Why corporate welfare is not only unfair, but bad for the economy

Published October 3, 2019

By Brian Balfour

Corporate welfare deals may make for nice headlines and ribbon-cutting ceremonies for politicians, but basic economics tells us they likely make us poorer.

One of the first concepts any Econ 101 course teaches about is opportunity costs. An opportunity cost is what is foregone when an economic actor chooses how to use a scarce resource. It is the next-best alternative use for that scarce good, according to the preferences of the actor.

For instance, say you spend five dollars for a gallon of milk. Most would think that the cost of the milk was five dollars. But because your five dollars had alternative uses, the story is somewhat more nuanced.

The cost to you for the milk was not just the five dollars, but the other things you could have purchased with that five dollars. Perhaps a loaf of bread and a dozen eggs. Or a t-shirt for sale on the clearance rack. There are near countless other items you could have purchased with that dollar amount, but when you chose to buy the milk your action revealed that your highest valued use for that money was the milk.

Moreover, when you bought the milk, you had to forego the opportunity to buy any of those other items the five dollars could have bought. Specifically, the highest-valued good you had to forego when you bought the milk is your opportunity cost.

To be clear, the concept of opportunity costs applies to all scarce resources, not just money. For instance, lumber used in the building of a house could have been used to make baseball bats or grand pianos or any number of other items. Or steel and concrete used to make a bridge could instead have been used to build a parking garage or an office building.

What does this have to do with corporate welfare?

How an economy allocates scarce resources is one of the keys to prosperity. When resources are directed to their most highly valued uses, as evaluated by consumers in society, we are better off. If, however, resources are directed to uses that are valued lower than their opportunity costs, our standard of living suffers.

In a free market economy, scarce productive resources are directed towards those firms most efficiently producing goods and products that are most highly valued by consumers. It is the buying decisions of consumers that determine which companies succeed, and therefore consumers who decide how society’s scarce productive resources are allocated. This process increases the amount of resources being utilized toward producing society’s most urgently needed goods.

When government interferes with taxpayer subsidies or targeted tax breaks to specific companies, those companies gain an unfair advantage over their competitors. Companies that would not survive in a competitive market now have ownership over more resources, productive goods that otherwise would be in the hands of those firms more efficiently producing more highly valued goods for consumers.

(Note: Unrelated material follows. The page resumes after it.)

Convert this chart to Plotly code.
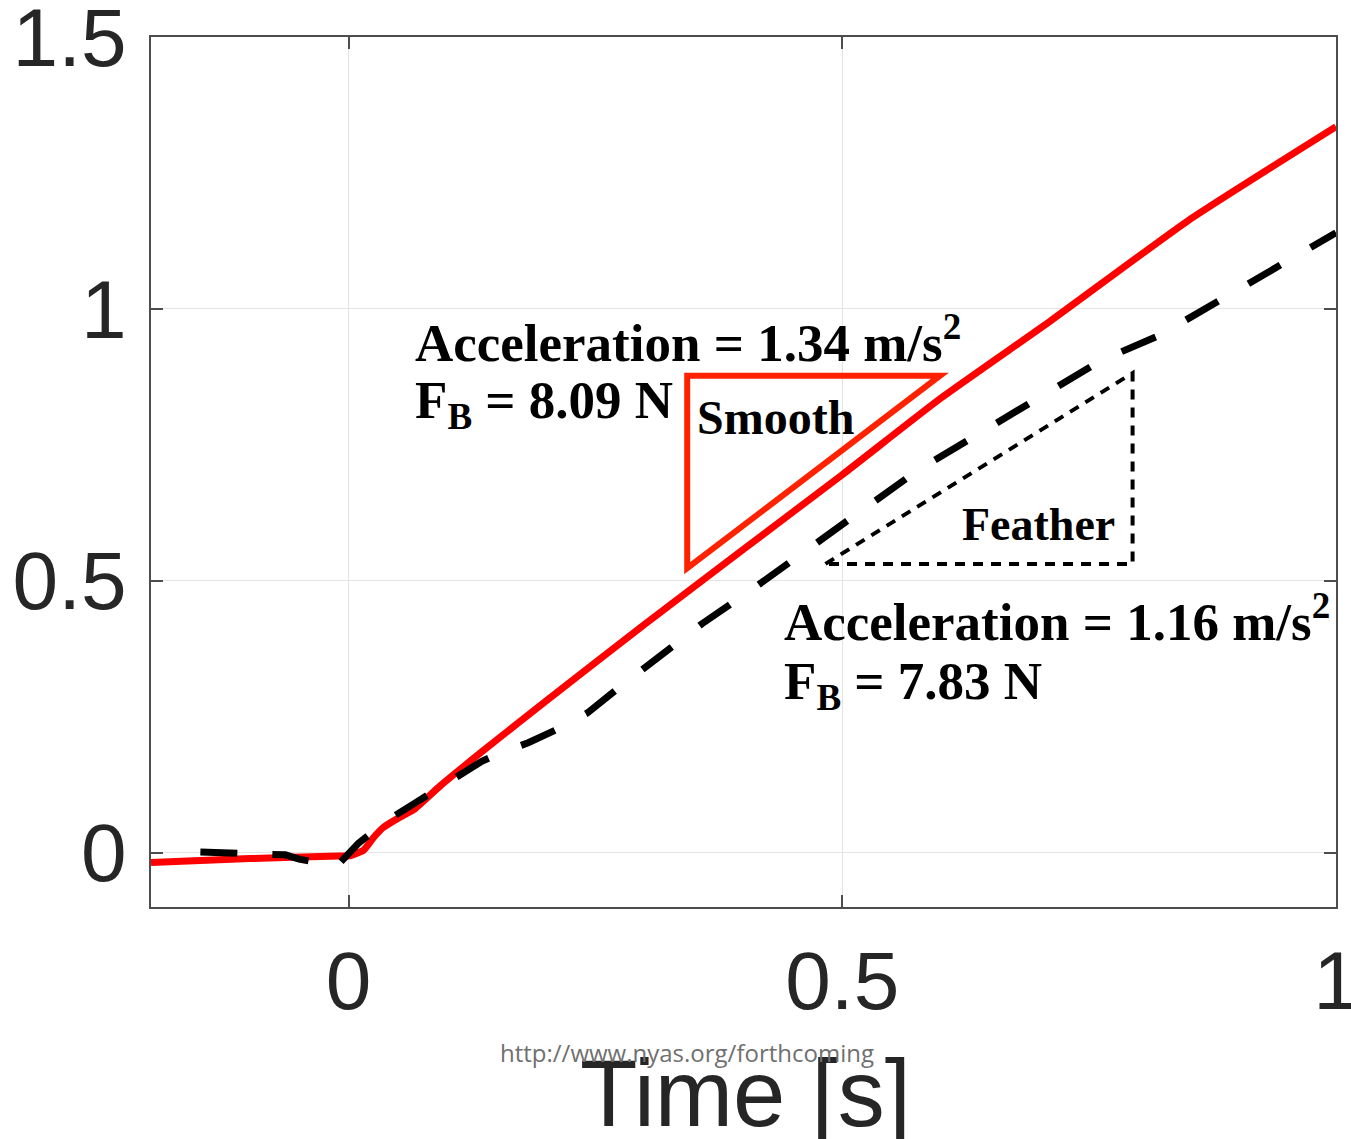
import plotly.graph_objects as go

# ---- data ----
t_smooth = [-0.2, -0.1, -0.01, 0.0, 0.015, 0.025, 0.035, 0.05, 0.066, 0.093, 0.134, 0.20,
            0.30, 0.40, 0.50, 0.60, 0.711, 0.85, 1.0]
v_smooth = [-0.018, -0.011, -0.006, -0.006, 0.004, 0.027, 0.046, 0.063, 0.079, 0.123, 0.184, 0.279,
            0.42, 0.558, 0.695, 0.836, 0.978, 1.162, 1.335]

t_feather = [-0.15, -0.12, -0.09, -0.064, -0.05, -0.012, 0.01, 0.039, 0.068, 0.091,
             0.118, 0.135, 0.152, 0.182, 0.215, 0.242, 0.27, 0.358, 0.414, 0.471,
             0.518, 0.578, 0.642, 0.702, 0.762, 0.821, 0.88, 0.94, 1.0]
v_feather = [0.001, 0.0, 0.0, -0.004, -0.012, -0.025, 0.017, 0.059, 0.092, 0.119,
             0.151, 0.168, 0.182, 0.202, 0.230, 0.257, 0.298, 0.421, 0.491, 0.564,
             0.627, 0.705, 0.775, 0.842, 0.905, 0.951, 1.014, 1.075, 1.140]

# slope triangles (annotation guides)
smooth_tri_x = [0.343, 0.343, 0.599]
smooth_tri_y = [0.877, 0.523, 0.877]
feather_tri_x = [0.483, 0.794, 0.794]
feather_tri_y = [0.531, 0.882, 0.531]

x_ticks = [0, 0.5, 1]
x_ticktext = ["0", "0.5", "1"]
y_ticks = [0, 0.5, 1, 1.5]
y_ticktext = ["0", "0.5", "1", "1.5"]

smooth_label = "Smooth"
feather_label = "Feather"
smooth_acc = "Acceleration = 1.34 m/s<sup>2</sup>"
smooth_fb = "F<sub>B</sub> = 8.09 N"
feather_acc = "Acceleration = 1.16 m/s<sup>2</sup>"
feather_fb = "F<sub>B</sub> = 7.83 N"
x_title = "Time [s]"
watermark = "http://www.nyas.org/forthcoming"

# ---- figure ----
fig = go.Figure()
fig.add_trace(go.Scatter(x=t_smooth, y=v_smooth, mode="lines",
                         line=dict(color="#FF0000", width=7, shape="spline", smoothing=0.5),
                         showlegend=False, hoverinfo="skip"))
fig.add_trace(go.Scatter(x=t_feather, y=v_feather, mode="lines",
                         line=dict(color="#000000", width=7, dash="37px,35px"),
                         showlegend=False, hoverinfo="skip"))


def tri_path(xs, ys):
    return "M {},{} L {},{} L {},{} Z".format(xs[0], ys[0], xs[1], ys[1], xs[2], ys[2])


fig.add_shape(type="path", xref="x", yref="y", path=tri_path(smooth_tri_x, smooth_tri_y),
              line=dict(color="#FF2200", width=6))
fig.add_shape(type="path", xref="x", yref="y", path=tri_path(feather_tri_x, feather_tri_y),
              line=dict(color="#000000", width=4, dash="10px,8px"))

serif = "Liberation Serif, Times New Roman, serif"
ann = []
ann.append(dict(x=0.0658, y=0.945, text="<b>" + smooth_acc + "</b>", font=dict(size=53)))
ann.append(dict(x=0.0658, y=0.825, text="<b>" + smooth_fb + "</b>", font=dict(size=53)))
ann.append(dict(x=0.351, y=0.80, text="<b>" + smooth_label + "</b>", font=dict(size=48)))
ann.append(dict(x=0.619, y=0.603, text="<b>" + feather_label + "</b>", font=dict(size=46)))
ann.append(dict(x=0.439, y=0.432, text="<b>" + feather_acc + "</b>", font=dict(size=53)))
ann.append(dict(x=0.439, y=0.308, text="<b>" + feather_fb + "</b>", font=dict(size=53)))
for a in ann:
    a["font"].update(family=serif, color="#000000")
    fig.add_annotation(xref="x", yref="y", xanchor="left", yanchor="middle",
                       showarrow=False, **a)

fig.add_annotation(xref="paper", yref="paper", x=0.502, y=-0.2138, xanchor="center",
                   yanchor="middle", showarrow=False, text=x_title,
                   font=dict(family="Liberation Sans, Arial, sans-serif", size=94,
                             color="#262626"))
fig.add_annotation(xref="paper", yref="paper", x=0.4527, y=-0.1667, xanchor="center",
                   yanchor="middle", showarrow=False, text=watermark,
                   font=dict(family="Open Sans, sans-serif", size=24, color="#707070"))

axis_common = dict(showline=True, linecolor="#4d4d4d", linewidth=2, mirror="ticks",
                   ticks="inside", ticklen=12, tickwidth=2, tickcolor="#4d4d4d",
                   showgrid=True, gridcolor="#e3e3e3", gridwidth=1, zeroline=False,
                   automargin=False, ticklabeloverflow="allow",
                   tickfont=dict(family="Liberation Sans, Arial, sans-serif", size=82,
                                 color="#262626"))

fig.update_xaxes(range=[-0.2, 1.0], tickmode="array", tickvals=x_ticks,
                 ticktext=x_ticktext, ticklabelstandoff=2, **axis_common)
fig.update_yaxes(range=[-0.1, 1.5], tickmode="array", tickvals=y_ticks,
                 ticktext=y_ticktext, ticklabelstandoff=6, **axis_common)

fig.update_layout(width=1351, height=1139, margin=dict(l=151, r=15, t=37, b=232, pad=0),
                  plot_bgcolor="#ffffff", paper_bgcolor="#ffffff", showlegend=False)

fig.write_html("out.html")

In such cases, the opportunity costs – the goods and services society must forego – can be more highly valued than what is produced by the politically-privileged companies.

When Gov. Roy Cooper issues a press release bragging about the latest corporate investment resulting from a government handout, the cost is not just the taxpayer dollars involved, but also the cost of the alternate uses for which the scarce resources being used by the incentivized company could have been utilized.

The labor, capital goods, raw materials and other inputs used by that incentivized company are no longer available for other companies to use to produce other goods that may provide higher value to consumers. Society is deprived of goods that would satisfy more urgently desired needs; we are made poorer.

And this loss of value creation harms low-income households disproportionately, as they can least afford a drop in their standard of living.

Moreover, in the crony system of corporate welfare, political decisions override the voluntary decisions of consumers in determining how scarce productive resources are used. This represents a shift in economic power from the many (consumers) to the few in the political class.

Not only does corporate welfare make us poorer, it also creates a political culture ripe for corruption. With more economic power concentrated in the hands of a few in Raleigh, there is far greater benefits for corporate lobbyists to gain in pay-to-play schemes.

Want to reduce government corruption? Start by eliminating corporate welfare “economic incentive” programs. The fewer things that politicians control, the less we have to worry about who controls the politicians.

A great way to strike a blow against crony corporate welfare practices is to eliminate the state’s corporate income tax. With no tax at all, all corporations would be equally incentivized to invest and create jobs in North Carolina; drastically reducing the perceived need to offer sweetheart deals to politically connected companies.

The corporate tax only generates about three percent of total state tax revenue, and it is the most volatile form of revenue. Compensating for the lost revenue could easily be achieved through a combination of eliminating corporate welfare taxpayer handouts, increased revenue growth from other taxes due to increased economic growth and eliminating pork spending.

Corporate tax elimination would not only create a fair playing field but facilitate greater economic growth as well.